The plaintiff sued and alleged, among other things, fraud against the defendants. The individual defendant Cina moved pursuant to CPLR 3211(a)(7) and 3212 to dismiss on the basis that “at all times [Cina] was acting in his capacity as an officer of [Artisan], and not in his individual capacity.” The lower court granted that motion.  The Second Department reversed on appeal and reinstated the fraud claim against the president of the defendant corporation.

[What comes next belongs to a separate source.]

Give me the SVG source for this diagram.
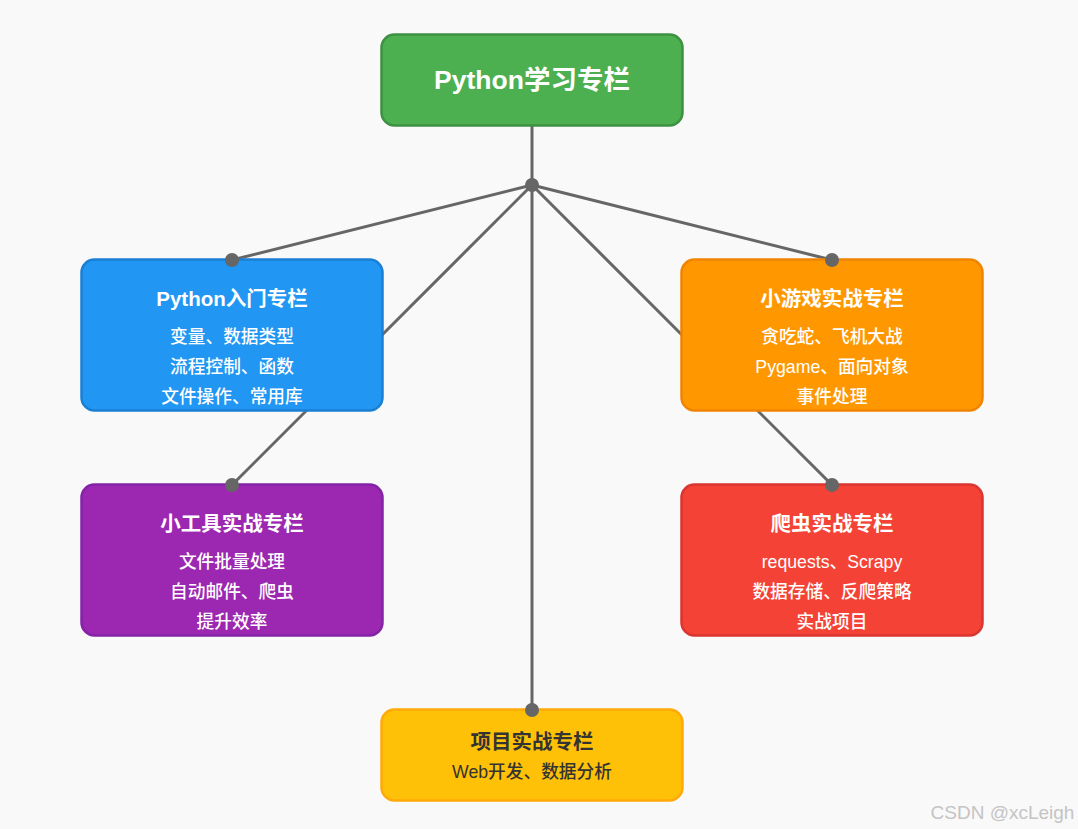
<svg xmlns="http://www.w3.org/2000/svg" width="1078" height="829" viewBox="0 0 1078 829">
<style>
text{font-family:"Liberation Sans","Noto Sans CJK SC",sans-serif;text-anchor:middle;fill:#fff}
.t{font-weight:bold;font-size:20.5px}
.s{font-size:17.7px;font-weight:500}
.big{font-weight:bold;font-size:26.5px}
.dk{fill:#333}
.box{stroke-width:2.5}
.ln{stroke:#666;stroke-width:3;fill:none}
.dot{fill:#666}
</style>
<rect width="1078" height="829" fill="#f9f9f9"/>
<g id="connectors">
<line class="ln" x1="532" y1="126" x2="532" y2="185"/>
<line class="ln" x1="532" y1="185" x2="232" y2="260"/>
<line class="ln" x1="532" y1="185" x2="832" y2="260"/>
<line class="ln" x1="532" y1="185" x2="232" y2="485"/>
<line class="ln" x1="532" y1="185" x2="832" y2="485"/>
<line class="ln" x1="532" y1="185" x2="532" y2="710"/>
</g>
<g id="root">
<rect class="box" x="381.5" y="34.5" width="301" height="91" rx="13" fill="#4CAF50" stroke="#3E9142"/>
<text class="big" x="532" y="89">Python学习专栏</text>
</g>
<g id="intro">
<rect class="box" x="81.5" y="259.5" width="301" height="151" rx="13" fill="#2196F3" stroke="#1B7FD4"/>
<text class="t" x="232" y="306">Python入门专栏</text>
<text class="s" x="232" y="343">变量、数据类型</text>
<text class="s" x="232" y="373">流程控制、函数</text>
<text class="s" x="232" y="403">文件操作、常用库</text>
</g>
<g id="game">
<rect class="box" x="681.5" y="259.5" width="301" height="151" rx="13" fill="#FF9800" stroke="#F08400"/>
<text class="t" x="832" y="306">小游戏实战专栏</text>
<text class="s" x="832" y="343">贪吃蛇、飞机大战</text>
<text class="s" x="832" y="373">Pygame、面向对象</text>
<text class="s" x="832" y="403">事件处理</text>
</g>
<g id="tools">
<rect class="box" x="81.5" y="484.5" width="301" height="151" rx="13" fill="#9C27B0" stroke="#8422A8"/>
<text class="t" x="232" y="531">小工具实战专栏</text>
<text class="s" x="232" y="568">文件批量处理</text>
<text class="s" x="232" y="598">自动邮件、爬虫</text>
<text class="s" x="232" y="628">提升效率</text>
</g>
<g id="spider">
<rect class="box" x="681.5" y="484.5" width="301" height="151" rx="13" fill="#F44336" stroke="#DA3530"/>
<text class="t" x="832" y="531">爬虫实战专栏</text>
<text class="s" x="832" y="568">requests、Scrapy</text>
<text class="s" x="832" y="598">数据存储、反爬策略</text>
<text class="s" x="832" y="628">实战项目</text>
</g>
<g id="project">
<rect class="box" x="381.5" y="709.5" width="301" height="91" rx="13" fill="#FFC107" stroke="#FFA90A"/>
<text class="t dk" x="532" y="749">项目实战专栏</text>
<text class="s dk" x="532" y="778">Web开发、数据分析</text>
</g>
<g id="dots">
<circle class="dot" cx="532" cy="185" r="7"/>
<circle class="dot" cx="232" cy="260" r="7"/>
<circle class="dot" cx="832" cy="260" r="7"/>
<circle class="dot" cx="232" cy="485" r="7"/>
<circle class="dot" cx="832" cy="485" r="7"/>
<circle class="dot" cx="532" cy="710" r="7"/>
</g>
<text x="1002.5" y="819" style="font-size:19px;fill:#c4c4c4">CSDN @xcLeigh</text>
</svg>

The Second Department explained that a corporate officer cannot be held personally liable for the torts committed by the corporation solely because he or she is an officer of the entity that commits the tort.  However, where the officer is alleged to have participated in the tort, there is personal liability:

“A director or officer of a corporation does not incur personal liability for its torts merely by reason of his [or her] official character” (Greenway Plaza Off. Park-1 v Metro Constr. Servs., 4 AD3d 328, 329 [internal quotation marks omitted]), and thus, cannot be liable for torts “attributable to the corporation if he [or she] did not participate in and was not connected with the acts in any manner” (PDK Labs, Inc. v G.M.G. Trans. W. Corp., 101 AD3d 970, 973 [internal quotation marks omitted]). However, ” [a] corporate officer who participates in the commission of a tort may be held individually liable, regardless of whether the officer acted on behalf of the corporation in the course of official duties and regardless of whether the corporate veil is pierced'” (Rajeev Sindhwani, M.D., PLLC v Coe Bus. Serv., Inc., 52 AD3d 674, 677, quoting American Express Travel Related Servs. Co. v North Atl. Resources, 261 AD2d 310, 311).

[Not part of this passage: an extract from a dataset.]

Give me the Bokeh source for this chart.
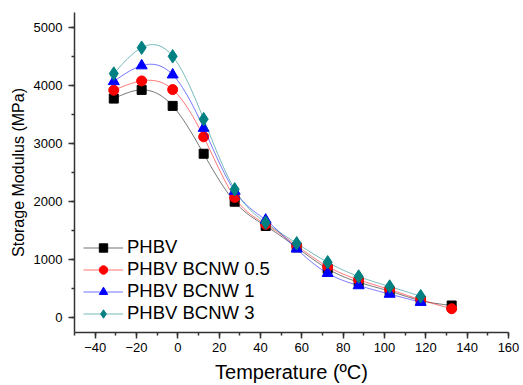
import numpy as np
from bokeh.plotting import figure
from bokeh.models import Range1d, SingleIntervalTicker, Legend, LegendItem
from bokeh.embed import file_html
from bokeh.resources import INLINE

# ---- data ----
temperature = [-31, -17.5, -2.5, 12.5, 27.5, 42.5, 57.5, 72.5, 87.5, 102.5, 117.5, 132.5]
phbv = [3770, 3920, 3645, 2822, 1998, 1581, 1214, 844, 614, 460, 300, 214]
phbv_bcnw_05 = [3914, 4074, 3925, 3113, 2072, 1610, 1243, 883, 655, 489, 312, 158]
phbv_bcnw_1 = [4065, 4336, 4180, 3262, 2180, 1684, 1187, 768, 557, 410, 271]
phbv_bcnw_3 = [4200, 4645, 4497, 3417, 2210, 1638, 1283, 957, 712, 540, 374]

series_names = ["PHBV", "PHBV BCNW 0.5", "PHBV BCNW 1", "PHBV BCNW 3"]
series_values = [phbv, phbv_bcnw_05, phbv_bcnw_1, phbv_bcnw_3]
colors = ["#000000", "#FF0000", "#0000FF", "#008080"]
markers = ["square", "circle", "triangle", "diamond"]
marker_sizes = [9, 10, 11, 13.5]

FONT = "Liberation Sans"


def natural_spline(xs, ys, n=300):
    """Smooth drawing curve through the data points (natural cubic spline)."""
    x = np.asarray(xs, float)
    y = np.asarray(ys, float)
    k = len(x)
    h = np.diff(x)
    A = np.zeros((k, k))
    b = np.zeros(k)
    A[0, 0] = 1
    A[-1, -1] = 1
    for i in range(1, k - 1):
        A[i, i - 1] = h[i - 1]
        A[i, i] = 2 * (h[i - 1] + h[i])
        A[i, i + 1] = h[i]
        b[i] = 3 * ((y[i + 1] - y[i]) / h[i] - (y[i] - y[i - 1]) / h[i - 1])
    c = np.linalg.solve(A, b)
    bb = (y[1:] - y[:-1]) / h - h * (2 * c[:-1] + c[1:]) / 3
    d = (c[1:] - c[:-1]) / (3 * h)
    xx = np.linspace(x[0], x[-1], n)
    idx = np.clip(np.searchsorted(x, xx) - 1, 0, k - 2)
    dx = xx - x[idx]
    yy = y[idx] + bb[idx] * dx + c[idx] * dx ** 2 + d[idx] * dx ** 3
    return xx, yy


p = figure(width=523, height=385, output_backend="svg", toolbar_location=None,
           x_range=Range1d(-50, 160), y_range=Range1d(-250, 5250),
           min_border_left=74, min_border_right=15, min_border_top=12,
           min_border_bottom=52)
p.outline_line_color = None
p.xgrid.grid_line_color = None
p.ygrid.grid_line_color = None
p.background_fill_color = "white"

items = []
for name, vals, col, mk, ms in zip(series_names, series_values, colors,
                                    markers, marker_sizes):
    xs = temperature[:len(vals)]
    sx, sy = natural_spline(xs, vals)
    lr = p.line(sx, sy, line_color=col, line_width=1, line_alpha=0.55)
    sr = p.scatter(xs, vals, marker=mk, size=ms, fill_color=col, line_color=col)
    items.append(LegendItem(label=name, renderers=[lr, sr]))

legend = Legend(items=items, location=(9, 8), background_fill_alpha=0,
                border_line_alpha=0, padding=0, margin=0, spacing=0,
                glyph_width=40, glyph_height=21, label_height=21,
                label_standoff=4, label_text_font=FONT,
                label_text_font_size="18.5px", label_text_color="black")
p.add_layout(legend)

p.xaxis.ticker = SingleIntervalTicker(interval=20, num_minor_ticks=2)
p.yaxis.ticker = SingleIntervalTicker(interval=1000, num_minor_ticks=2)
p.xaxis.axis_label = "Temperature (ºC)"
p.yaxis.axis_label = "Storage Modulus (MPa)"

for ax in (p.xaxis, p.yaxis):
    ax.axis_line_color = "#333333"
    ax.axis_line_width = 1.5
    ax.major_tick_line_color = "#333333"
    ax.minor_tick_line_color = "#333333"
    ax.major_tick_line_width = 1.5
    ax.minor_tick_line_width = 1.5
    ax.major_tick_out = 6
    ax.major_tick_in = 0
    ax.minor_tick_out = 3
    ax.minor_tick_in = 0
    ax.major_label_text_font = FONT
    ax.major_label_text_font_size = "13px"
    ax.major_label_text_color = "black"
    ax.axis_label_text_font = FONT
    ax.axis_label_text_font_style = "normal"
    ax.axis_label_text_color = "black"

p.xaxis.major_label_standoff = 4
p.xaxis.axis_label_standoff = 6
p.xaxis.axis_label_text_font_size = "20px"
p.yaxis.major_label_standoff = 6
p.yaxis.axis_label_standoff = 4
p.yaxis.axis_label_text_font_size = "16px"

open("out.html", "w").write(file_html(p, INLINE))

The Second Department then pointed out that the court below erred by relying upon the principles applicable to piercing the corporate veil, finding that the lower court “incorrectly directed the dismissal of the causes of action alleging conversion and fraud insofar as asserted against Cina on the ground that there was ‘no basis on which to pierce the corporate veil.’” The Second Department found that “[t]he complaint adequately alleged that Cina … participated in the alleged fraud by knowingly misrepresenting the facts regarding the delivery of the original limestone, with the intent of inducing the plaintiff’s detrimental reliance.”

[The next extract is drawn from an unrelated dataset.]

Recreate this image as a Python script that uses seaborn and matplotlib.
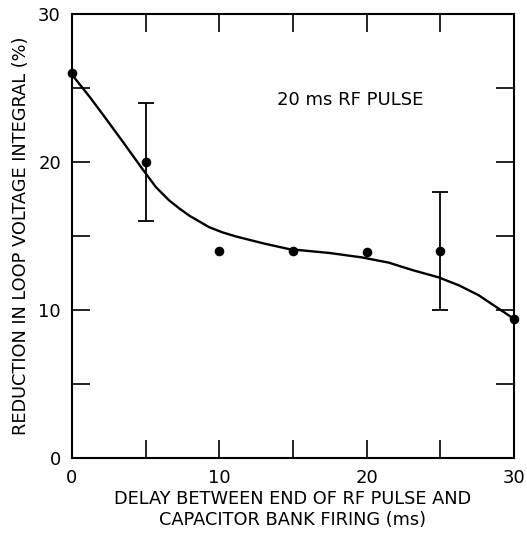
import numpy as np
import pandas as pd
import seaborn as sns
import matplotlib.pyplot as plt

# measured points
delay_ms = [0, 5, 10, 15, 20, 25, 30]
reduction_pct = [26.0, 20.0, 14.0, 14.0, 13.9, 14.0, 9.4]

# error bars (only two points carry them)
err_delay = [5, 25]
err_value = [20.0, 14.0]
err_low = [16.0, 10.0]
err_high = [24.0, 18.0]

# hand-drawn smooth fit
curve_x = [0.0, 1.2, 2.1, 3.5, 4.8, 5.7, 6.6, 7.3, 8.0, 8.7, 9.3, 10.2, 11.2, 13.0, 14.8,
           15.4, 17.5, 19.7, 21.5, 23.1, 24.9, 26.3, 27.6, 28.8, 30.0]
curve_y = [25.9, 24.4, 23.2, 21.3, 19.5, 18.3, 17.4, 16.85, 16.35, 15.95, 15.6, 15.25, 14.95, 14.5, 14.1,
           14.05, 13.85, 13.55, 13.2, 12.7, 12.2, 11.65, 11.0, 10.2, 9.4]

x_tick_labels = ['0', '', '10', '', '20', '', '30']
y_tick_labels = ['0', '', '10', '', '20', '', '30']

sns.set_style('ticks')
plt.rcParams['font.family'] = ['DejaVu Sans']
plt.rcParams['text.color'] = 'black'
plt.rcParams['axes.labelcolor'] = 'black'
plt.rcParams['xtick.color'] = 'black'
plt.rcParams['ytick.color'] = 'black'

fig = plt.figure(figsize=(5.27, 5.34), dpi=100)
ax = fig.add_axes([0.1366, 0.1423, 0.8387, 0.8315])

curve_df = pd.DataFrame({'delay': curve_x, 'reduction': curve_y})
points_df = pd.DataFrame({'delay': delay_ms, 'reduction': reduction_pct})

sns.lineplot(data=curve_df, x='delay', y='reduction', color='black',
             linewidth=1.7, sort=False, ax=ax)
ax.errorbar(err_delay, err_value,
            yerr=[np.subtract(err_value, err_low), np.subtract(err_high, err_value)],
            fmt='none', ecolor='black', elinewidth=1.3, capsize=6, capthick=1.3)
sns.scatterplot(data=points_df, x='delay', y='reduction', color='black',
                s=48, edgecolor='black', linewidth=0, zorder=5, clip_on=False, ax=ax)

ax.set_xlim(0, 30)
ax.set_ylim(0, 30)
ax.set_xticks(range(0, 31, 5))
ax.set_xticklabels(x_tick_labels)
ax.set_yticks(range(0, 31, 5))
ax.set_yticklabels(y_tick_labels)
ax.tick_params(direction='in', length=13, width=1.2, top=True, right=True,
               labelsize=13, pad=8)

for side in ax.spines.values():
    side.set_linewidth(1.5)
    side.set_color('black')

ax.set_xlabel('DELAY BETWEEN END OF RF PULSE AND\nCAPACITOR BANK FIRING (ms)',
              fontsize=12.8, labelpad=2, linespacing=1.25)
ax.set_ylabel('REDUCTION IN LOOP VOLTAGE INTEGRAL (%)', fontsize=12.8, labelpad=6)

ax.text(13.9, 24.2, '20 ms RF PULSE', fontsize=13, va='center', ha='left')

fig.savefig('out.png', dpi=100)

The Second Department also explained that it did not matter that the president was merely acting on behalf of the corporation and not in any personal capacity: “That Cina’s alleged conduct may have been committed ‘on behalf of the corporation in the course of official duties’ does not prevent liability from being imposed upon him (Rajeev Sindhwani, M.D., PLLC v Coe Bus. Serv., Inc., 52 AD3d at 677; see PDK Labs, Inc. v G.M.G. Trans W. Corp., 101 AD3d at 973; Hamlet at Willow Cr. Dev. Co., LLC v Northeast Land Dev. Corp., 64 AD3d 85, 116; Aguirre v Paul, 54 AD3d 302; Greenway Plaza Off. Park-1 v Metro Constr. Servs., 4 AD3d at 329-330). Accordingly, the defendants were not entitled to dismissal of the causes of action asserted against Cina pursuant to CPLR 3211(a)(7).”

Commentary

Piercing the corporate veil should not be confused with personal liability for torts.  While the traditional veil surrounding legal entities such as corporations, limited liability companies and limited partnerships can protect agents of those entities from contractual liability of the entity, the individuals are liable for any torts in which they participate, such as fraud.